Exercise: Every line below should be copied exactly; drop the pictures.
# Start of Available data
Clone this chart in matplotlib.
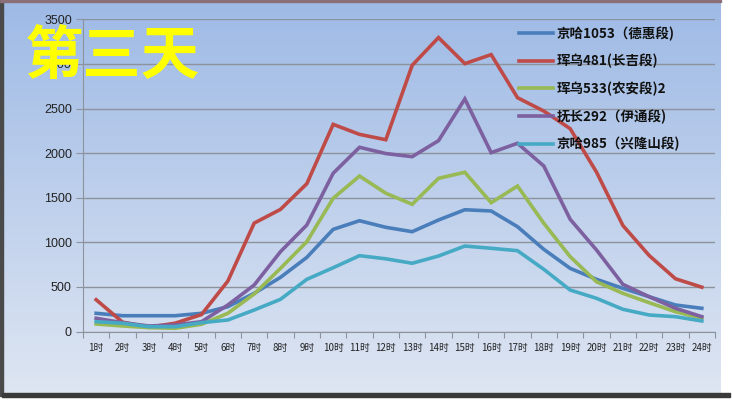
import matplotlib
matplotlib.use("Agg")
import matplotlib.pyplot as plt
import numpy as np
from matplotlib.patches import Rectangle

plt.rcParams['font.family'] = ['Noto Sans CJK SC', 'DejaVu Sans']

hours = [f"{i}时" for i in range(1, 25)]
series_names = ["京哈1053（德惠段)", "珲乌481(长吉段)", "珲乌533(农安段)2", "抚长292（伊通段)", "京哈985（兴隆山段)"]
jingha1053 = [204, 177, 177, 177, 204, 278, 428, 607, 831, 1145, 1242, 1168, 1119, 1250, 1365, 1351, 1175, 921, 708, 585, 484, 390, 297, 260]
huiwu481 = [356, 105, 48, 93, 190, 565, 1215, 1369, 1657, 2322, 2210, 2150, 2984, 3295, 3003, 3104, 2621, 2471, 2274, 1787, 1189, 852, 591, 497]
huiwu533 = [84, 62, 43, 36, 81, 204, 420, 708, 1007, 1493, 1743, 1550, 1426, 1717, 1785, 1444, 1631, 1213, 839, 558, 428, 323, 222, 148]
fuchang292 = [148, 99, 62, 73, 110, 297, 521, 895, 1194, 1774, 2065, 1995, 1960, 2139, 2607, 2005, 2110, 1855, 1258, 914, 529, 390, 260, 166]
jingha985 = [110, 92, 54, 54, 99, 129, 241, 361, 585, 715, 850, 815, 765, 846, 958, 933, 906, 697, 465, 372, 249, 185, 166, 118]
colors = ["#4a7ebb", "#be4b48", "#98b954", "#7d60a0", "#46aac5"]
y_ticks = [0, 500, 1000, 1500, 2000, 2500, 3000, 3500]

fig = plt.figure(figsize=(7.32, 4.0), dpi=100)
fig.patch.set_facecolor("white")

# background panel with gradient
bg = fig.add_axes([0, 0, 1, 1], zorder=-10)
bg.set_xlim(0, 732)
bg.set_ylim(400, 0)
bg.axis("off")
top = np.array([0.62, 0.73, 0.90])
bot = np.array([0.87, 0.90, 0.95])
t = np.linspace(0, 1, 256)[:, None]
grad = (top[None, :] * (1 - t) + bot[None, :] * t)[:, None, :]
grad = np.repeat(grad, 2, axis=1)
bg.imshow(grad, extent=[3, 721, 393, 2], aspect="auto", interpolation="bilinear")
bg.add_patch(Rectangle((0, 0), 3, 396, color="#4a4a4a"))
bg.add_patch(Rectangle((0, 0), 721, 2, color="#8a6f78"))
bg.add_patch(Rectangle((2, 393), 728, 4, color="#3a3a3a"))

ax = fig.add_axes([83 / 732, 1 - 331.5 / 400, (715 - 83) / 732, (331.5 - 19.3) / 400])
ax.set_facecolor("none")
x = np.arange(1, 25)
all_series = [jingha1053, huiwu481, huiwu533, fuchang292, jingha985]
for vals, c, name in zip(all_series, colors, series_names):
    ax.plot(x, vals, color=c, lw=2.6, label=name, solid_joinstyle="miter")

ax.set_xlim(0.5, 24.5)
ax.set_ylim(0, 3500)
ax.set_yticks(y_ticks)
ax.set_yticklabels([str(v) for v in y_ticks], fontsize=9, color="#222222", family=["Liberation Sans", "DejaVu Sans"])
ax.yaxis.grid(True, color="#8c939c", lw=1)
ax.set_axisbelow(True)
ax.set_xticks(np.arange(0.5, 25, 1))
ax.set_xticklabels([])
ax.set_xticks(x, minor=True)
ax.set_xticklabels(hours, minor=True, fontsize=7, color="#222222")
ax.tick_params(axis="x", which="major", length=4, color="#8c939c", direction="out")
ax.tick_params(axis="x", which="minor", length=0, pad=8)
ax.tick_params(axis="y", length=5, color="#8c939c", pad=3)
for s in ["top", "right"]:
    ax.spines[s].set_visible(False)
for s in ["left", "bottom"]:
    ax.spines[s].set_color("#8c939c")

leg = ax.legend(loc="upper left", bbox_to_anchor=(519 / 732, 1 - 26.5 / 400), bbox_transform=fig.transFigure,
                frameon=False, prop={"size": 9.7, "weight": "bold"}, handlelength=2.5, handletextpad=0.3,
                labelspacing=0.97, borderaxespad=0, borderpad=0)
for txt in leg.get_texts():
    txt.set_color("#111111")

fig.text(112 / 732, 1 - 57 / 400, "第三天", fontsize=42, color="#ffff00", fontweight="bold",
         ha="center", va="center")

fig.savefig("out.png", dpi=100)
# End of Available data
Result of the task:
Clone this chart in matplotlib.
import matplotlib
matplotlib.use("Agg")
import matplotlib.pyplot as plt
import numpy as np
from matplotlib.patches import Rectangle

plt.rcParams['font.family'] = ['Noto Sans CJK SC', 'DejaVu Sans']

hours = [f"{i}时" for i in range(1, 25)]
series_names = ["京哈1053（德惠段)", "珲乌481(长吉段)", "珲乌533(农安段)2", "抚长292（伊通段)", "京哈985（兴隆山段)"]
jingha1053 = [204, 177, 177, 177, 204, 278, 428, 607, 831, 1145, 1242, 1168, 1119, 1250, 1365, 1351, 1175, 921, 708, 585, 484, 390, 297, 260]
huiwu481 = [356, 105, 48, 93, 190, 565, 1215, 1369, 1657, 2322, 2210, 2150, 2984, 3295, 3003, 3104, 2621, 2471, 2274, 1787, 1189, 852, 591, 497]
huiwu533 = [84, 62, 43, 36, 81, 204, 420, 708, 1007, 1493, 1743, 1550, 1426, 1717, 1785, 1444, 1631, 1213, 839, 558, 428, 323, 222, 148]
fuchang292 = [148, 99, 62, 73, 110, 297, 521, 895, 1194, 1774, 2065, 1995, 1960, 2139, 2607, 2005, 2110, 1855, 1258, 914, 529, 390, 260, 166]
jingha985 = [110, 92, 54, 54, 99, 129, 241, 361, 585, 715, 850, 815, 765, 846, 958, 933, 906, 697, 465, 372, 249, 185, 166, 118]
colors = ["#4a7ebb", "#be4b48", "#98b954", "#7d60a0", "#46aac5"]
y_ticks = [0, 500, 1000, 1500, 2000, 2500, 3000, 3500]

fig = plt.figure(figsize=(7.32, 4.0), dpi=100)
fig.patch.set_facecolor("white")

# background panel with gradient
bg = fig.add_axes([0, 0, 1, 1], zorder=-10)
bg.set_xlim(0, 732)
bg.set_ylim(400, 0)
bg.axis("off")
top = np.array([0.62, 0.73, 0.90])
bot = np.array([0.87, 0.90, 0.95])
t = np.linspace(0, 1, 256)[:, None]
grad = (top[None, :] * (1 - t) + bot[None, :] * t)[:, None, :]
grad = np.repeat(grad, 2, axis=1)
bg.imshow(grad, extent=[3, 721, 393, 2], aspect="auto", interpolation="bilinear")
bg.add_patch(Rectangle((0, 0), 3, 396, color="#4a4a4a"))
bg.add_patch(Rectangle((0, 0), 721, 2, color="#8a6f78"))
bg.add_patch(Rectangle((2, 393), 728, 4, color="#3a3a3a"))

ax = fig.add_axes([83 / 732, 1 - 331.5 / 400, (715 - 83) / 732, (331.5 - 19.3) / 400])
ax.set_facecolor("none")
x = np.arange(1, 25)
all_series = [jingha1053, huiwu481, huiwu533, fuchang292, jingha985]
for vals, c, name in zip(all_series, colors, series_names):
    ax.plot(x, vals, color=c, lw=2.6, label=name, solid_joinstyle="miter")

ax.set_xlim(0.5, 24.5)
ax.set_ylim(0, 3500)
ax.set_yticks(y_ticks)
ax.set_yticklabels([str(v) for v in y_ticks], fontsize=9, color="#222222", family=["Liberation Sans", "DejaVu Sans"])
ax.yaxis.grid(True, color="#8c939c", lw=1)
ax.set_axisbelow(True)
ax.set_xticks(np.arange(0.5, 25, 1))
ax.set_xticklabels([])
ax.set_xticks(x, minor=True)
ax.set_xticklabels(hours, minor=True, fontsize=7, color="#222222")
ax.tick_params(axis="x", which="major", length=4, color="#8c939c", direction="out")
ax.tick_params(axis="x", which="minor", length=0, pad=8)
ax.tick_params(axis="y", length=5, color="#8c939c", pad=3)
for s in ["top", "right"]:
    ax.spines[s].set_visible(False)
for s in ["left", "bottom"]:
    ax.spines[s].set_color("#8c939c")

leg = ax.legend(loc="upper left", bbox_to_anchor=(519 / 732, 1 - 26.5 / 400), bbox_transform=fig.transFigure,
                frameon=False, prop={"size": 9.7, "weight": "bold"}, handlelength=2.5, handletextpad=0.3,
                labelspacing=0.97, borderaxespad=0, borderpad=0)
for txt in leg.get_texts():
    txt.set_color("#111111")

fig.text(112 / 732, 1 - 57 / 400, "第三天", fontsize=42, color="#ffff00", fontweight="bold",
         ha="center", va="center")

fig.savefig("out.png", dpi=100)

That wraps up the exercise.